Initially profiled July 16, Roku, Inc. (ROKU) has returned 20.8% and remains well positioned.
Earlier this month, the shares knifed to record highs, rising after the company announced that NBC's Peacock streaming service will be available on the Roku platform.
The ensuing pullback has been comparably flat, placing the shares 7.8% under the September peak. Tactically, the ascending 50-day moving average, currently 161.30, has marked an inflection point. A posture higher signals a bullish bias.
More broadly, the shares are well positioned on the four-year chart, () clearing major resistance to reach previously uncharted territory.
Abercrombie & Fitch Co. (ANF) is a well positioned small-cap retailer.
The shares initially spiked four weeks ago, gapping higher amid a volume spike after the company's second-quarter results.
More immediately, the prevailing pullback has been orderly, placing the shares at an attractive entry near the breakout point (14.40) and 7.0% under the September peak.
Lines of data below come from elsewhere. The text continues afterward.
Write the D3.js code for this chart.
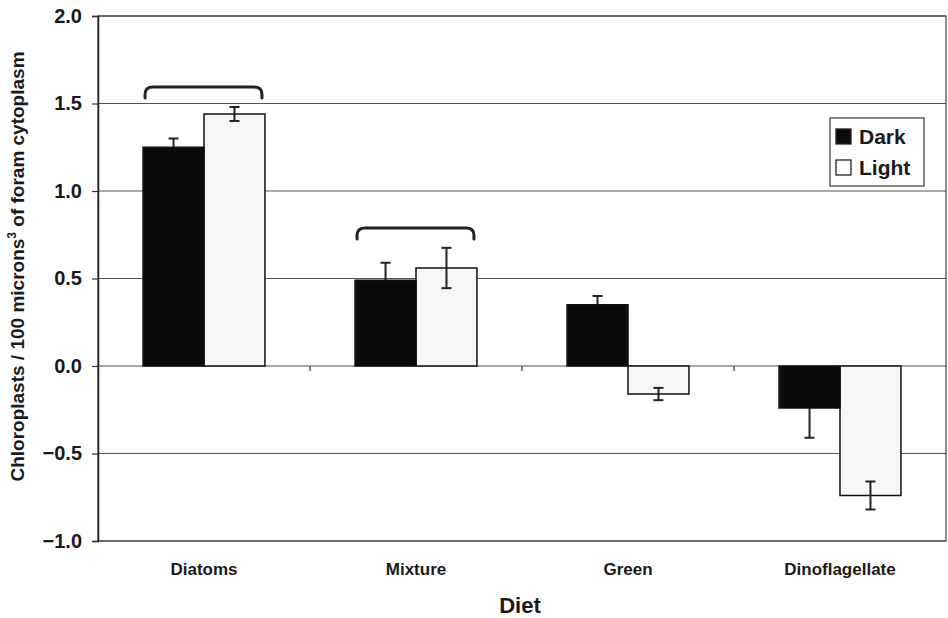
<!DOCTYPE html>
<html>
<head>
<meta charset="utf-8">
<script src="https://cdn.jsdelivr.net/npm/d3@7"></script>
<style>
  body { margin: 0; background: #fff; }
  text { font-family: "Liberation Sans", Arial, sans-serif; font-weight: bold; fill: #1a1a1a; }
</style>
</head>
<body>
<div id="chart"></div>
<script>
// Data
const categories = ["Diatoms", "Mixture", "Green", "Dinoflagellate"];
const series = ["Dark", "Light"];
const darkValues = [1.25, 0.49, 0.35, -0.24];
const darkErrors = [0.05, 0.10, 0.05, 0.17];
const lightValues = [1.44, 0.56, -0.16, -0.74];
const lightErrors = [0.04, 0.115, 0.035, 0.08];
const yTicks = [-1.0, -0.5, 0.0, 0.5, 1.0, 1.5, 2.0];
const bracketGroups = ["Diatoms", "Mixture"];

const rows = categories.map((c, i) => ({
    cat: c,
    bars: [
        {series: "Dark", value: darkValues[i], err: darkErrors[i]},
        {series: "Light", value: lightValues[i], err: lightErrors[i]}
    ]
}));

const W = 948, H = 618;
const margin = {top: 16, right: 2, bottom: 77, left: 98};
const width = W - margin.left - margin.right;
const height = H - margin.top - margin.bottom;

const svg = d3.select("#chart").append("svg")
    .attr("width", W)
    .attr("height", H);

const g = svg.append("g")
    .attr("transform", `translate(${margin.left},${margin.top})`);

const x0 = d3.scaleBand()
    .domain(categories)
    .range([0, width])
    .paddingInner(0.425)
    .paddingOuter(0.2125);

const x1 = d3.scaleBand()
    .domain(series)
    .range([0, x0.bandwidth()]);

const y = d3.scaleLinear()
    .domain([-1, 2])
    .range([height, 0]);

const fill = d3.scaleOrdinal().domain(series).range(["#0b0b0b", "#f6f6f6"]);

// gridlines
g.selectAll(".grid")
    .data(yTicks)
    .enter()
    .append("line")
    .attr("x1", 0)
    .attr("x2", width)
    .attr("y1", d => y(d))
    .attr("y2", d => y(d))
    .attr("stroke", "#555")
    .attr("stroke-width", 1.2);

// plot border
g.append("rect")
    .attr("x", 0)
    .attr("y", 0)
    .attr("width", width)
    .attr("height", height)
    .attr("fill", "none")
    .attr("stroke", "#444")
    .attr("stroke-width", 1.2);

// y axis
const yAxis = g.append("g")
    .call(d3.axisLeft(y).tickValues(yTicks).tickFormat(d3.format(".1f")).tickSize(6).tickPadding(10));
yAxis.select(".domain").attr("stroke", "#222").attr("stroke-width", 1.5);
yAxis.selectAll(".tick line").attr("stroke", "#333").attr("stroke-width", 1.2);
yAxis.selectAll(".tick text")
    .attr("font-size", 20)
    .attr("font-family", "Liberation Sans, Arial, sans-serif")
    .attr("font-weight", "bold")
    .attr("fill", "#1a1a1a");

// category boundary ticks on the zero line
const bounds = categories.slice(1).map(c => x0(c) - x0.step() * x0.paddingInner() / 2);
g.selectAll(".ctick")
    .data(bounds)
    .enter()
    .append("line")
    .attr("x1", d => d)
    .attr("x2", d => d)
    .attr("y1", y(0))
    .attr("y2", y(0) + 5)
    .attr("stroke", "#333")
    .attr("stroke-width", 1.2);

// bars: light first, then error bars, then dark bars on top so
// the inner half of the dark error bars is hidden like in the scan
const groups = g.selectAll(".group")
    .data(rows)
    .enter()
    .append("g")
    .attr("transform", d => `translate(${x0(d.cat)},0)`);

const drawBars = s => groups.selectAll(".bar-" + s)
    .data(d => d.bars.filter(b => b.series === s))
    .enter()
    .append("rect")
    .attr("x", d => x1(d.series))
    .attr("width", x1.bandwidth())
    .attr("y", d => y(Math.max(0, d.value)))
    .attr("height", d => Math.abs(y(d.value) - y(0)))
    .attr("fill", d => fill(d.series))
    .attr("stroke", "#111")
    .attr("stroke-width", 1.5);

drawBars("Light");

const capW = 10;
const eb = groups.selectAll(".err")
    .data(d => d.bars)
    .enter()
    .append("g")
    .attr("stroke", "#222")
    .attr("stroke-width", 2);

eb.append("line")
    .attr("x1", d => x1(d.series) + x1.bandwidth() / 2)
    .attr("x2", d => x1(d.series) + x1.bandwidth() / 2)
    .attr("y1", d => y(d.value - d.err))
    .attr("y2", d => y(d.value + d.err));
eb.append("line")
    .attr("x1", d => x1(d.series) + x1.bandwidth() / 2 - capW / 2)
    .attr("x2", d => x1(d.series) + x1.bandwidth() / 2 + capW / 2)
    .attr("y1", d => y(d.value + d.err))
    .attr("y2", d => y(d.value + d.err));
eb.append("line")
    .attr("x1", d => x1(d.series) + x1.bandwidth() / 2 - capW / 2)
    .attr("x2", d => x1(d.series) + x1.bandwidth() / 2 + capW / 2)
    .attr("y1", d => y(d.value - d.err))
    .attr("y2", d => y(d.value - d.err));

drawBars("Dark");

// brackets over groups
const bracketPath = d => {
    const top = d3.max(d.bars, b => b.value + b.err);
    const by = y(top) - 20;
    const xa = x0(d.cat) + 2, xb = x0(d.cat) + x0.bandwidth() - 3;
    return `M${xa},${by + 11} L${xa},${by + 7} Q${xa},${by} ${xa + 8},${by} ` +
           `L${xb - 8},${by} Q${xb},${by} ${xb},${by + 7} L${xb},${by + 11}`;
};
g.selectAll(".bracket")
    .data(rows.filter(r => bracketGroups.includes(r.cat)))
    .enter()
    .append("path")
    .attr("d", bracketPath)
    .attr("fill", "none")
    .attr("stroke", "#222")
    .attr("stroke-width", 3)
    .attr("stroke-linecap", "round");

// category labels
g.selectAll(".clabel")
    .data(categories)
    .enter()
    .append("text")
    .attr("x", d => x0(d) + x0.bandwidth() / 2)
    .attr("y", height + 34)
    .attr("text-anchor", "middle")
    .attr("font-size", 17)
    .text(d => d);

// axis titles
svg.append("text")
    .attr("x", 520)
    .attr("y", 613)
    .attr("text-anchor", "middle")
    .attr("font-size", 22)
    .text("Diet");

const yt = svg.append("text")
    .attr("transform", `translate(24,${margin.top + height / 2 - 12}) rotate(-90)`)
    .attr("text-anchor", "middle")
    .attr("font-size", 19);
yt.append("tspan").text("Chloroplasts / 100 microns");
yt.append("tspan").attr("font-size", 12).attr("dy", -8).text("3");
yt.append("tspan").attr("dy", 8).text(" of foram cytoplasm");

// legend
const legend = svg.append("g").attr("transform", "translate(830,118)");
legend.append("rect")
    .attr("width", 94)
    .attr("height", 68)
    .attr("fill", "#fff")
    .attr("stroke", "#333")
    .attr("stroke-width", 1.2);
const li = legend.selectAll(".li")
    .data(series)
    .enter()
    .append("g")
    .attr("transform", (d, i) => `translate(6,${11 + i * 31})`);
li.append("rect")
    .attr("width", 15)
    .attr("height", 15)
    .attr("fill", d => d === "Dark" ? fill(d) : "#fff")
    .attr("stroke", "#222")
    .attr("stroke-width", 1.3);
li.append("text")
    .attr("x", 23)
    .attr("y", 15)
    .attr("font-size", 21)
    .text(d => d);
</script>
</body>
</html>
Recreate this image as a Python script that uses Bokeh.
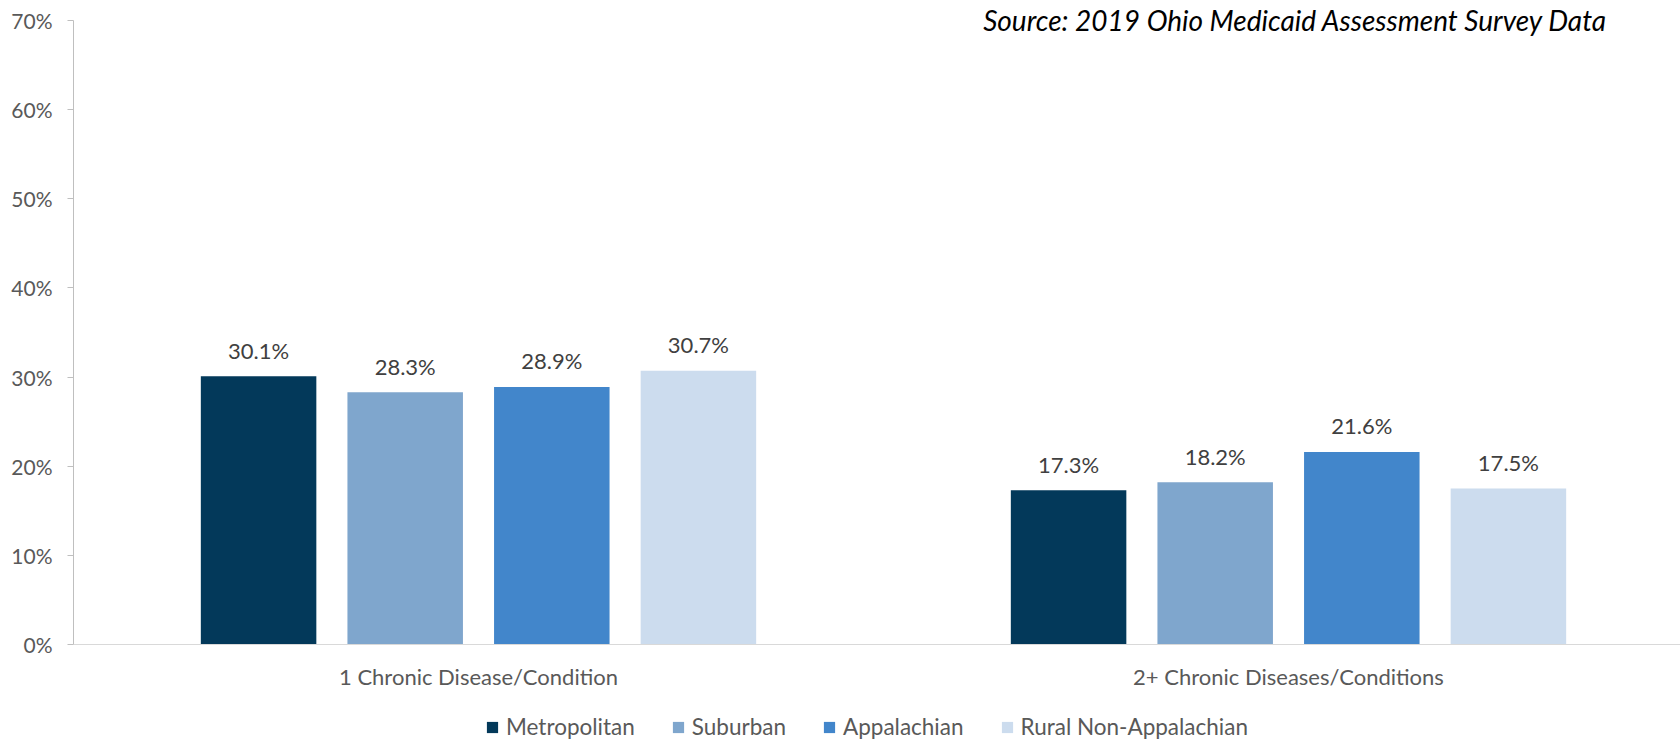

Also notice the pending golden cross, or bullish 50-day/200-day moving average crossover.
Initially profiled Sept. 2, Anaplan, Inc. (PLAN) has edged fractionally higher and remains well positioned.
Late last month, the shares gapped sharply higher, rising after the company's strong quarterly results.
The subsequent pullback has been orderly -- amid market volatility -- positioning the shares to build on the initial strong-volume spike.
Tactically, the February peak (63.71) marked an all-time high and is currently under siege. An intermediate-term target projects to the 71 area on follow-through.
Finally, Whirlpool Corp. (WHR) is a large-cap home appliances manufacturer. (Yield = 2.6%.)
As illustrated, the shares have rallied to the range top, rising to tag a fractional two-year closing high. An intermediate-term target projects to the 194 area on follow-through.
Conversely, trendline support roughly tracks the 50-day moving average, currently 173.55. A breakout attempt is in play barring a violation.